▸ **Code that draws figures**

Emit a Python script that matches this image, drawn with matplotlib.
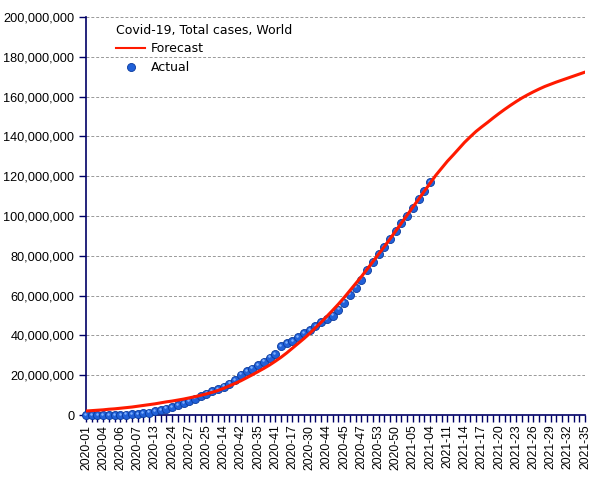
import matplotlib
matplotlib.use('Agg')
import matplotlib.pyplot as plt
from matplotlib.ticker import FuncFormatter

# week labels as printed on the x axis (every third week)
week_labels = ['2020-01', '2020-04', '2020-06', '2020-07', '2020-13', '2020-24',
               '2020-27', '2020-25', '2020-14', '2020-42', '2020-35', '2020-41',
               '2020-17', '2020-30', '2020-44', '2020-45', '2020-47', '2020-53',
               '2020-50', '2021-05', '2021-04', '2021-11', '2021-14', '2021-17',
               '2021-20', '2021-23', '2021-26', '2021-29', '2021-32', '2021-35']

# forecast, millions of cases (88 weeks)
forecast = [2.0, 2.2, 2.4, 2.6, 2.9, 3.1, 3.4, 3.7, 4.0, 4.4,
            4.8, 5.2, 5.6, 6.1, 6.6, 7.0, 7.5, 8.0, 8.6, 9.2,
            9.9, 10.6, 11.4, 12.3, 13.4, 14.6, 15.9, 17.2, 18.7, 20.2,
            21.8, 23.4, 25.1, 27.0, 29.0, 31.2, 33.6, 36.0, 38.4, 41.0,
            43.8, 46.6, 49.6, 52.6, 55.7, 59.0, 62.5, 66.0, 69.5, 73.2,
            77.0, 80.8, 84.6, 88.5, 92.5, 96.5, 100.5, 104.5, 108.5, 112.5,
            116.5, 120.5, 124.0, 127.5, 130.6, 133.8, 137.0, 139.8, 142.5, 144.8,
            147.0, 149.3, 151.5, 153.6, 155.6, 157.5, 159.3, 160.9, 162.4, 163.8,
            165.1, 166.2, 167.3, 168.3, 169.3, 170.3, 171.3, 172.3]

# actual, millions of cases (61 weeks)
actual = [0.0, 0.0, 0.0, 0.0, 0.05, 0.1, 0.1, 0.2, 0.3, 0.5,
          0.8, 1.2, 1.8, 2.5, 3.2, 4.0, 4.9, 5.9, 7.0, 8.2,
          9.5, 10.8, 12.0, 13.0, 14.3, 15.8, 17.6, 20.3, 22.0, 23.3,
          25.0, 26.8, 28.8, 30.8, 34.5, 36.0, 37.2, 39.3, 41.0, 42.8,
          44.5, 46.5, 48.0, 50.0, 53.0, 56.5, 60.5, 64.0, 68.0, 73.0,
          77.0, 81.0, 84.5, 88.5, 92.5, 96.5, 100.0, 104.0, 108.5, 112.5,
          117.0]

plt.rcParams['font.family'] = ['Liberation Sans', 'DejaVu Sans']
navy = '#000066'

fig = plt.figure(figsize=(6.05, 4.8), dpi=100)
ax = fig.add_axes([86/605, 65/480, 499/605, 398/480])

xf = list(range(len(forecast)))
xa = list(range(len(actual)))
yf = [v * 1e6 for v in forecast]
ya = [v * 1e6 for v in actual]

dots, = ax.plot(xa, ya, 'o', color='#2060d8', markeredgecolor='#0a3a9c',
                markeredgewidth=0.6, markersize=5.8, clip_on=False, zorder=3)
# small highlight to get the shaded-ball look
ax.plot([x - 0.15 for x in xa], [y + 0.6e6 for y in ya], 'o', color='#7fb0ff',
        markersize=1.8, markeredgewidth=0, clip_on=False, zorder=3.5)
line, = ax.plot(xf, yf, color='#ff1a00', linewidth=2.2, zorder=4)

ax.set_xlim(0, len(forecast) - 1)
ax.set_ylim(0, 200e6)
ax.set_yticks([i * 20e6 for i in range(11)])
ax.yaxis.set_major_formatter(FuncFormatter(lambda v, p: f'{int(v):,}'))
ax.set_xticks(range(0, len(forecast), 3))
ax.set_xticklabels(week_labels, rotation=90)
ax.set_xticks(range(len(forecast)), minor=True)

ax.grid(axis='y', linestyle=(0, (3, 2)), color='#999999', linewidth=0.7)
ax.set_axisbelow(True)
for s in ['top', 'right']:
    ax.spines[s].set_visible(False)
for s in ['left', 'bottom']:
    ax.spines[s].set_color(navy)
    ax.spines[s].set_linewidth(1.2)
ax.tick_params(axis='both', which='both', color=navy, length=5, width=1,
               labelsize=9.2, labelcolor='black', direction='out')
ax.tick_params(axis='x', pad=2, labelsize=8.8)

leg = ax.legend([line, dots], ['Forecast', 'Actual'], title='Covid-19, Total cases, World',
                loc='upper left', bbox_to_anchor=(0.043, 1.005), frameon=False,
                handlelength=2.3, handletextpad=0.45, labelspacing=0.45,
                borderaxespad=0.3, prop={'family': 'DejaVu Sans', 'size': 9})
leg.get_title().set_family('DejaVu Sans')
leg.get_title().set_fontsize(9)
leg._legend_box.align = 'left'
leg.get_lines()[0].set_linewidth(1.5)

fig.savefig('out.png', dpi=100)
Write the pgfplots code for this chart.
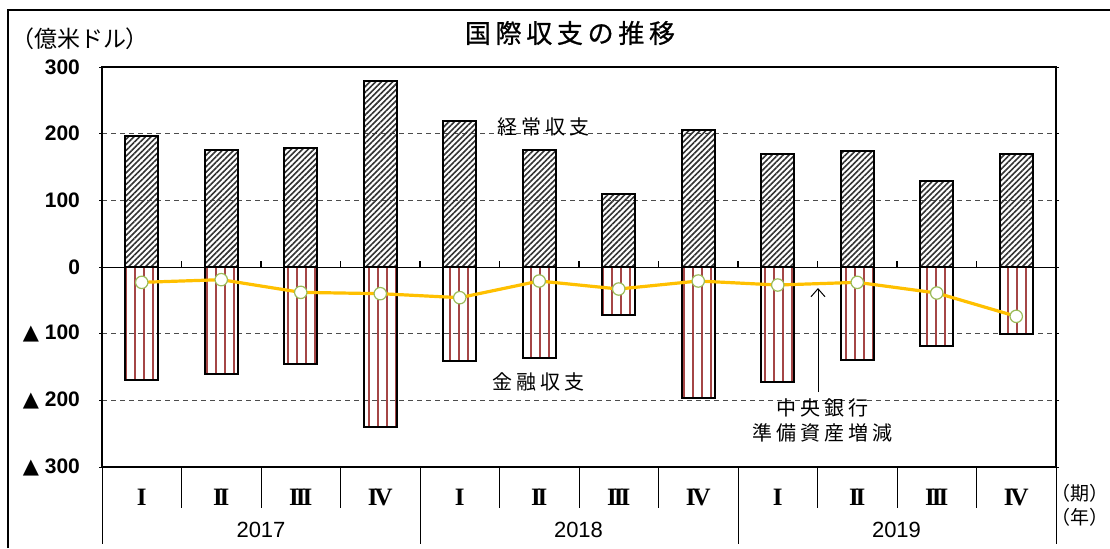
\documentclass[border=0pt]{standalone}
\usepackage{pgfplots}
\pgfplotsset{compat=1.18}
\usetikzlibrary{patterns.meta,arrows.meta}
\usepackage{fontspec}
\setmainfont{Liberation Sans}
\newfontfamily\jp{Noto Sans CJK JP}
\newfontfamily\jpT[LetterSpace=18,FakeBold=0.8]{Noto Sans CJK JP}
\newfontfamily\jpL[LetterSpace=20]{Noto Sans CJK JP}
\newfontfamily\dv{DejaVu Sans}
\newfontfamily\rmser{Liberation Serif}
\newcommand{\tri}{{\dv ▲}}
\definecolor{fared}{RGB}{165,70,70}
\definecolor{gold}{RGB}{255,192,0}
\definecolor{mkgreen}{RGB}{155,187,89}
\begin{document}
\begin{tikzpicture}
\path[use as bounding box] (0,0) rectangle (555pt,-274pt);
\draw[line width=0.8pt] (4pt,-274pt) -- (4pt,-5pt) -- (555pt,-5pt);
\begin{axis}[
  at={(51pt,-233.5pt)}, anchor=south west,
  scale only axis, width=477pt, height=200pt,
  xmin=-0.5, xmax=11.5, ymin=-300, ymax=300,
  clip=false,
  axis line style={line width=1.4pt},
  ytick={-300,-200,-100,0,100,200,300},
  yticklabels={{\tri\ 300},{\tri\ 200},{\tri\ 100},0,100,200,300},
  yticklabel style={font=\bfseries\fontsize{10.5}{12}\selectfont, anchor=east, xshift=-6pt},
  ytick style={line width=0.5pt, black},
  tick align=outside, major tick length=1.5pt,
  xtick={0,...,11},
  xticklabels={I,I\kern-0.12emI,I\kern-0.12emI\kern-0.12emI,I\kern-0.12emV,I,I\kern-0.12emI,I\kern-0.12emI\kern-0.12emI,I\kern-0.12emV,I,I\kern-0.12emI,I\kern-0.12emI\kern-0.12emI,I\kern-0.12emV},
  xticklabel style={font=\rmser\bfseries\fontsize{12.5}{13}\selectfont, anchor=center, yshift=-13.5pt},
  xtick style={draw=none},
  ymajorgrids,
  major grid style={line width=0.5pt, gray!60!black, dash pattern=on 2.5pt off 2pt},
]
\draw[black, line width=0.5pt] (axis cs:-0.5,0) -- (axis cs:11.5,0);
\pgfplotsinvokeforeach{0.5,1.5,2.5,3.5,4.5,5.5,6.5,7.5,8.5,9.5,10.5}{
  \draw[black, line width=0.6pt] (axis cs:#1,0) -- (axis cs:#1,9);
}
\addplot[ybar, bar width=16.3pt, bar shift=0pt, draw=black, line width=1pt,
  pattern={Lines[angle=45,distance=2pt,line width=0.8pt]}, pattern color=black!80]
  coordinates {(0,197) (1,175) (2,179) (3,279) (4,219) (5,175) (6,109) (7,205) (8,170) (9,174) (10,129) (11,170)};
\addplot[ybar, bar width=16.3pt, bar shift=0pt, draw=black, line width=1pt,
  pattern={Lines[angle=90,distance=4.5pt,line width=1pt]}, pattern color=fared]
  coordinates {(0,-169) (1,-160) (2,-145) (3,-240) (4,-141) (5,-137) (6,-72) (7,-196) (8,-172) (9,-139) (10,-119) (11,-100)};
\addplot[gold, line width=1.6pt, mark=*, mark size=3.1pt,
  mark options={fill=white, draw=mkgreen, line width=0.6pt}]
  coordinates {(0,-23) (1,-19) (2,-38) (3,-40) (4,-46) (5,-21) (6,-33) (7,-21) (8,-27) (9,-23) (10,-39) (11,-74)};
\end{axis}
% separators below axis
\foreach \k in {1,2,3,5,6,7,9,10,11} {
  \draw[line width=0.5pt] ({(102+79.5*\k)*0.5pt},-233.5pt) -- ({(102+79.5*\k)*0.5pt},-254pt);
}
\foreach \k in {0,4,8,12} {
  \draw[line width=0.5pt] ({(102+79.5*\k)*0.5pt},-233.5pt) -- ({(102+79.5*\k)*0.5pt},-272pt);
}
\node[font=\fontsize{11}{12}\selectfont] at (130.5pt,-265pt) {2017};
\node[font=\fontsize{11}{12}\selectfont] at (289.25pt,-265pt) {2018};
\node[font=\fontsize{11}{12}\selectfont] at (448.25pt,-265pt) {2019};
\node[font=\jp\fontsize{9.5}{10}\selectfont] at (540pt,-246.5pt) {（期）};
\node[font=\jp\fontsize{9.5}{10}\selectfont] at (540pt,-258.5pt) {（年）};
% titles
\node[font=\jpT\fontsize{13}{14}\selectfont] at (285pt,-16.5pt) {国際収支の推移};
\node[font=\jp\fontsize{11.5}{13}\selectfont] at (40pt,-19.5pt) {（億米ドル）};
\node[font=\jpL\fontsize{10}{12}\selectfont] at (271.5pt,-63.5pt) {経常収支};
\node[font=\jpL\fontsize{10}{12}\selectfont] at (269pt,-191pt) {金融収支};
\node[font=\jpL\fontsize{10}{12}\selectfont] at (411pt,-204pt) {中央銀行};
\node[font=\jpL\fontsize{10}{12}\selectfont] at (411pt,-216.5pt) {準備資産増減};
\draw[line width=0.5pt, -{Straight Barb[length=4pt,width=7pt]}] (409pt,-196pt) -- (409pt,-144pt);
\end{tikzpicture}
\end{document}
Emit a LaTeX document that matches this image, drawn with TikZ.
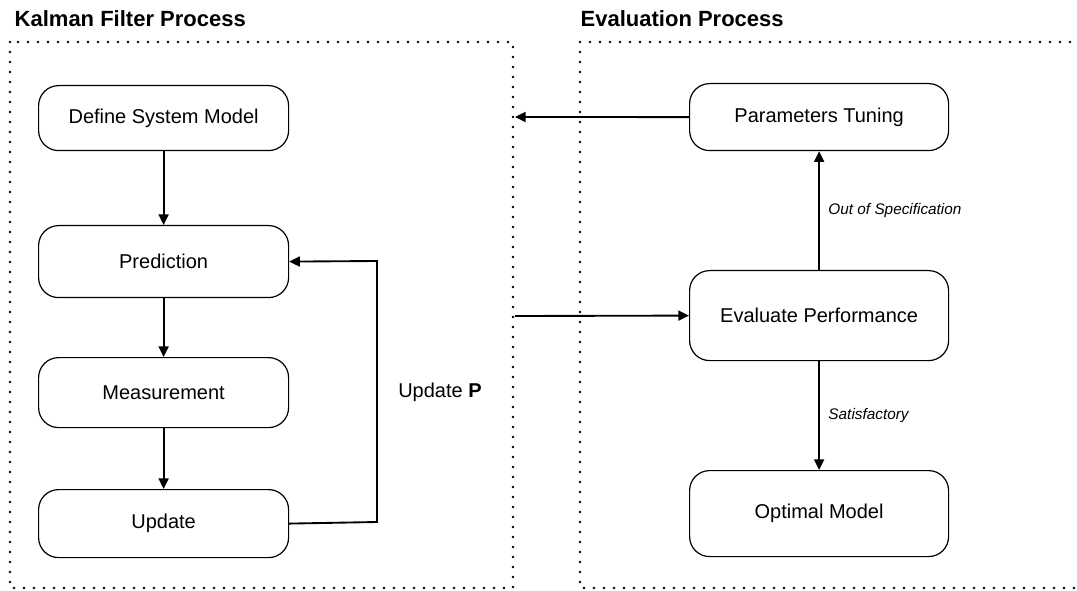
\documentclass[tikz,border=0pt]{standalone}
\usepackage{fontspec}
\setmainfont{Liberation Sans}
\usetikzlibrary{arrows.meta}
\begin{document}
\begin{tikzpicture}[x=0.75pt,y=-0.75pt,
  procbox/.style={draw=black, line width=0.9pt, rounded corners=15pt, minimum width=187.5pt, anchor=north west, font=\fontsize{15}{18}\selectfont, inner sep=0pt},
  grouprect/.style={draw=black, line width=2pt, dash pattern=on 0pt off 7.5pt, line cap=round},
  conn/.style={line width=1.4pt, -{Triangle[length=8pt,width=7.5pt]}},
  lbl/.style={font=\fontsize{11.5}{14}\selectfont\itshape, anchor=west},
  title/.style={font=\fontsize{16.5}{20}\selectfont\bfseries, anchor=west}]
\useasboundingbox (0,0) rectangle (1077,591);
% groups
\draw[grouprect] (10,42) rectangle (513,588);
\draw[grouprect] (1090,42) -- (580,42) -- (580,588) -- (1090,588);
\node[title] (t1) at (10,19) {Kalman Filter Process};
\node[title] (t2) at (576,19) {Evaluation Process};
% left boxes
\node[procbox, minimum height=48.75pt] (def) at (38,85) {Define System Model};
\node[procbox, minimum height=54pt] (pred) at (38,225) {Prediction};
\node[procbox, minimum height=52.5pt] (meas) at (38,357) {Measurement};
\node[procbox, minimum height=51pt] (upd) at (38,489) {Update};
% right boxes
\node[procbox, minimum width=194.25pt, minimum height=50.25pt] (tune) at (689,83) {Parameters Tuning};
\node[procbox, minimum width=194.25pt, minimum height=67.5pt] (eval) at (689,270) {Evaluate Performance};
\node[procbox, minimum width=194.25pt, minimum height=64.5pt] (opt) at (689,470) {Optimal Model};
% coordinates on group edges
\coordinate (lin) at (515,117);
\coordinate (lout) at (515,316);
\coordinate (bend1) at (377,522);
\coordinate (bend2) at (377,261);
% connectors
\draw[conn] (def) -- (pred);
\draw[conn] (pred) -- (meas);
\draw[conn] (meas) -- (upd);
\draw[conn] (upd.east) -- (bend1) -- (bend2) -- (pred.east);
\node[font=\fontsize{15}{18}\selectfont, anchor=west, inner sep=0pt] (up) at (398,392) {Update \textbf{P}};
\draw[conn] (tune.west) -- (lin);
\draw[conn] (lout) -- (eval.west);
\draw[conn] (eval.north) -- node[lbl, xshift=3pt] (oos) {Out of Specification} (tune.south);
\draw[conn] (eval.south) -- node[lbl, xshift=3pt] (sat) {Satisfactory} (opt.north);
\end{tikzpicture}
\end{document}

▸ **Task instructions**
Reproduce only the lines of the records from the start up to and including the line that holds "165.1, 166.2, 167.3, 168.3, 169.3, 170.3, 171.3, 172.3]"; do not carry over any picture.

▸ **Result for this task**
Emit a Python script that matches this image, drawn with matplotlib.
import matplotlib
matplotlib.use('Agg')
import matplotlib.pyplot as plt
from matplotlib.ticker import FuncFormatter

# week labels as printed on the x axis (every third week)
week_labels = ['2020-01', '2020-04', '2020-06', '2020-07', '2020-13', '2020-24',
               '2020-27', '2020-25', '2020-14', '2020-42', '2020-35', '2020-41',
               '2020-17', '2020-30', '2020-44', '2020-45', '2020-47', '2020-53',
               '2020-50', '2021-05', '2021-04', '2021-11', '2021-14', '2021-17',
               '2021-20', '2021-23', '2021-26', '2021-29', '2021-32', '2021-35']

# forecast, millions of cases (88 weeks)
forecast = [2.0, 2.2, 2.4, 2.6, 2.9, 3.1, 3.4, 3.7, 4.0, 4.4,
            4.8, 5.2, 5.6, 6.1, 6.6, 7.0, 7.5, 8.0, 8.6, 9.2,
            9.9, 10.6, 11.4, 12.3, 13.4, 14.6, 15.9, 17.2, 18.7, 20.2,
            21.8, 23.4, 25.1, 27.0, 29.0, 31.2, 33.6, 36.0, 38.4, 41.0,
            43.8, 46.6, 49.6, 52.6, 55.7, 59.0, 62.5, 66.0, 69.5, 73.2,
            77.0, 80.8, 84.6, 88.5, 92.5, 96.5, 100.5, 104.5, 108.5, 112.5,
            116.5, 120.5, 124.0, 127.5, 130.6, 133.8, 137.0, 139.8, 142.5, 144.8,
            147.0, 149.3, 151.5, 153.6, 155.6, 157.5, 159.3, 160.9, 162.4, 163.8,
            165.1, 166.2, 167.3, 168.3, 169.3, 170.3, 171.3, 172.3]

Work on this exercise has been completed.